Sums of Separable and Quadratic Polynomials

The authors study separable plus quadratic (SPQ) polynomials, that is, polynomials that are the sum of univariate polynomials in different variables and a quadratic polynomial Motivated by the fact that nonnegative separable and nonnegative quadratic polynomials are sums of squares, the authors study whether nonnegative SPQ polynomials are (i) the sum of a nonnegative separable and a nonnegative quadratic polynomial and (ii) a sum of squares. The authors establish that the answer to question (i) is positive for univariate plus quadratic polynomials and for convex SPQ polynomials but negative already for bivariate quartic SPQ polynomials.

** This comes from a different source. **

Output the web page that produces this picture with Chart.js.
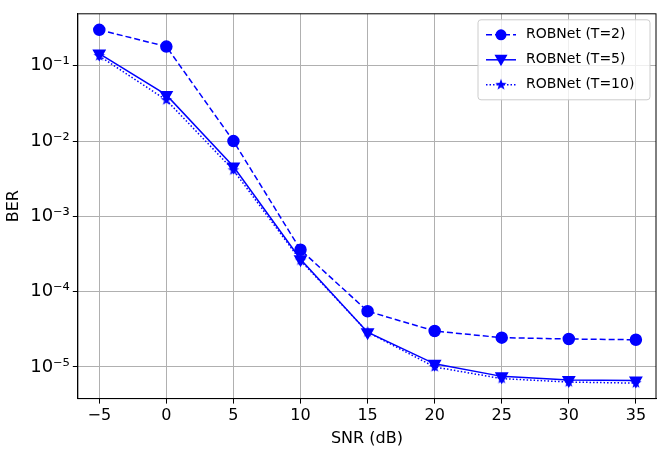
<!DOCTYPE html>
<html><head><script src="https://cdn.jsdelivr.net/npm/chart.js@4"></script>
<style>body{margin:0;background:#fff}#w{width:664px;height:452px}</style></head>
<body><div id="w"><canvas id="c"></canvas></div>
<script>
const snr=[-5,0,5,10,15,20,25,30,35];
const berT2=[0.30,0.18,0.010,3.6e-4,5.5e-5,3.0e-5,2.45e-5,2.35e-5,2.3e-5];
const berT5=[0.145,0.041,4.6e-3,2.7e-4,2.9e-5,1.1e-5,7.5e-6,6.7e-6,6.6e-6];
const berT10=[0.135,0.035,4.1e-3,2.6e-4,2.9e-5,1.0e-5,7.0e-6,6.3e-6,6.1e-6];
const labels=['ROBNet (T=2)','ROBNet (T=5)','ROBNet (T=10)'];
const blue='#0000ff';
function star(r){const c=document.createElement('canvas');c.width=c.height=2*r+2;const g=c.getContext('2d');g.fillStyle=blue;g.beginPath();
for(let i=0;i<10;i++){const a=-Math.PI/2+i*Math.PI/5,rr=i%2?r*0.4:r;g.lineTo(r+1+rr*Math.cos(a),r+1+rr*Math.sin(a));}g.closePath();g.fill();return c;}
const starImg=star(6);
const mk=(a)=>a.map((v,i)=>({x:snr[i],y:v}));
const sup={'-':'⁻','0':'⁰','1':'¹','2':'²','3':'³','4':'⁴','5':'⁵','6':'⁶'};
const ds=[
{label:labels[0],data:mk(berT2),borderDash:[6,3],pointStyle:'circle',pointRadius:5.5},
{label:labels[1],data:mk(berT5),borderDash:[],pointStyle:'triangle',rotation:180,pointRadius:6.5},
{label:labels[2],data:mk(berT10),borderDash:[1.5,2],pointStyle:starImg,pointRadius:6}
].map(d=>Object.assign({borderColor:blue,backgroundColor:blue,borderWidth:1.5,pointBorderColor:blue,pointBackgroundColor:blue},d));
const legendPlugin={id:'lg',afterDraw(ch){const g=ch.ctx,a=ch.chartArea;
g.save();g.strokeStyle='#000';g.lineWidth=1;g.strokeRect(a.left,a.top,a.right-a.left,a.bottom-a.top);
const x0=a.right-178,y0=a.top+6,w=172,h=80;
g.fillStyle='rgba(255,255,255,0.8)';g.strokeStyle='#ccc';g.beginPath();g.roundRect(x0,y0,w,h,3);g.fill();g.stroke();
g.font='14px "DejaVu Sans"';g.textBaseline='middle';
ds.forEach((d,i)=>{const y=y0+15+i*25;g.strokeStyle=blue;g.lineWidth=1.5;g.setLineDash(d.borderDash);g.beginPath();g.moveTo(x0+8,y);g.lineTo(x0+38,y);g.stroke();g.setLineDash([]);
g.fillStyle=blue;const cx=x0+23;
if(i==0){g.beginPath();g.arc(cx,y,5.5,0,7);g.fill();}else if(i==1){g.beginPath();g.moveTo(cx-6.5,y-5);g.lineTo(cx+6.5,y-5);g.lineTo(cx,y+6.5);g.fill();}else g.drawImage(starImg,cx-7,y-7);
g.fillStyle='#000';g.fillText(d.label,x0+48,y);});g.restore();}};
new Chart(document.getElementById('c'),{type:'line',data:{datasets:ds},plugins:[legendPlugin],
options:{responsive:true,maintainAspectRatio:false,animation:false,layout:{padding:{top:-4,right:3,left:0,bottom:0}},
plugins:{legend:{display:false},tooltip:{enabled:false}},
scales:{x:{type:'linear',min:-6.6,max:36.5,afterBuildTicks(s){s.ticks=snr.map(v=>({value:v}));},
ticks:{color:'#000',font:{size:16,family:'DejaVu Sans'},callback:v=>String(v).replace('-','−')},
grid:{color:'#b0b0b0',tickColor:'#000',tickLength:5},border:{color:'#000'},
title:{display:true,text:'SNR (dB)',color:'#000',font:{size:16,family:'DejaVu Sans'},padding:{top:0}}},
y:{type:'logarithmic',min:3.8e-6,max:0.49,afterBuildTicks(s){s.ticks=[1e-5,1e-4,1e-3,1e-2,1e-1].map(v=>({value:v}));},
ticks:{color:'#000',font:{size:18,family:'DejaVu Sans'},callback:v=>'10'+String(Math.round(Math.log10(v))).split('').map(c=>sup[c]).join('')},
grid:{color:'#b0b0b0',tickColor:'#000',tickLength:5},border:{color:'#000'},
title:{display:true,text:'BER',color:'#000',font:{size:16,family:'DejaVu Sans'}}}}}});
</script></body></html>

The authors use their decomposition result for convex SPQ polynomials to show that convex SPQ polynomial optimization problems can be solved by “small” semidefinite programs. For question (ii), the authors provide a complete characterization of the answer based on the degree and the number of variables of the SPQ polynomial. They also prove that testing nonnegativity of SPQ polynomials is NP-hard when the degree is at least four. The authors end by presenting applications of SPQ polynomials to upper bounding sparsity of solutions to linear programs, polynomial regression problems in statistics, and a generalization of Newton’s method that incorporates separable higher order derivative information.